Kansas City Royals: Making the case, Tampa Bay Rays free agents

(Photo by Mike Ehrmann/Getty Images)
(Photo by Mike Ehrmann/Getty Images) /

The Kansas City Royals would love the duplicate the Tampa Bay success of a small market team. Are there free agents from the Rays that could help KC?

Nothing drives home the point like the fact that two of the teams that made the playoffs, the Oakland A’s and Tampa Bay Rays, had payrolls smaller than the Kansas City Royals. Oakland was $8 million less the Kansas City and Tampa Bay was a staggering $36 million less. The roster savviness of these two franchises should have all Royals fans wondering why we could not pull it off.

The Rays offense is littered with power from top to bottom, there are no soft outs in the lineup. Nine hitters reached double digits in long balls led by Austin Meadows with 33. Also supplying pop was Tommy Pham (21), Willy Adames (20) and Ji-Man Choi (19). Even utility player Travis d’Arnaud, who was an afterthought in an early-season trade with the Los Angeles Dodgers, got in on the action while only collecting 327 at-bats with 16 blasts. The team ranked third in triples and fifth in stolen bases as well.

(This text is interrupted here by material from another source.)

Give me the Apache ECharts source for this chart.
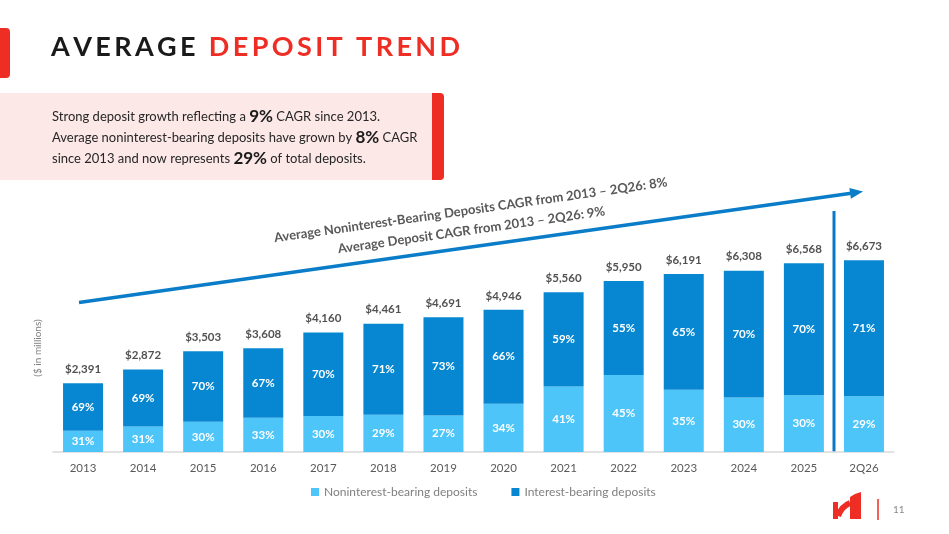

Although coming off an All-Star season the previous year with the Houston Astros, at 34-years-old the Rays were taking a gamble by signing Charlie Morton to a contract doubling his previous salary. With Tampa Bay though, these are calculated risks and they often work out as this did with a 16-6 record, 3.05 ERA and a major league-leading 0.7 home runs allowed per nine innings. Other hurlers such as Tyler Glasnow, Yonny Chirinos, Emilio Pagan, and Ryan Yarbrough rounded a young, but effective, rotation and relief corp that led to 96 wins.

First in ERA, home runs allowed, third in strikeouts, and the second least hits, runs, and earned runs allowed are accomplishments of this team. Often using the “opener” pitching strategy that saw a pitcher begin the game throwing to the first several batters before turning it over to another arm who would go deeper into the game was extremely effective and caught on with other teams.

The only unfortunate part of looking at free agents the Royals could sign from the Rays is that Tampa Bay has done such a good job of bringing up players through their minor league system, trading and signing players, there are only a few options the Royals can choose from.

Avisail Garcia, RF

Save for an All-Star year in 2017, Garcia put together several nondescript seasons with the Chicago White Sox from 2013-2018. He was non-tendered by the club and finalized a one year deal with Tampa that paid him $3.5 million, which was $3.2 million less than the prior year with the Pale Hose. What a steal that turned out to be as he blasted 20 homers, stole ten bags and posted an OPS+ of 111.

Had this been the previous offseason I would have said the Royals should seriously look at acquiring his talents. However, with a new owner and the optimism of a new TV deal to generate additional revenue, Kansas City needs to spend bigger money and sign a more dynamic outfielder.


Eric Sogard, 2B

Brought over in deadline deal trade with the Toronto Blue Jays, Sogard was serviceable in a limited role with the Rays.  He played better in his time north of border slashing a .300/.363/.477 line which dropped by over 100 points once in Tampa.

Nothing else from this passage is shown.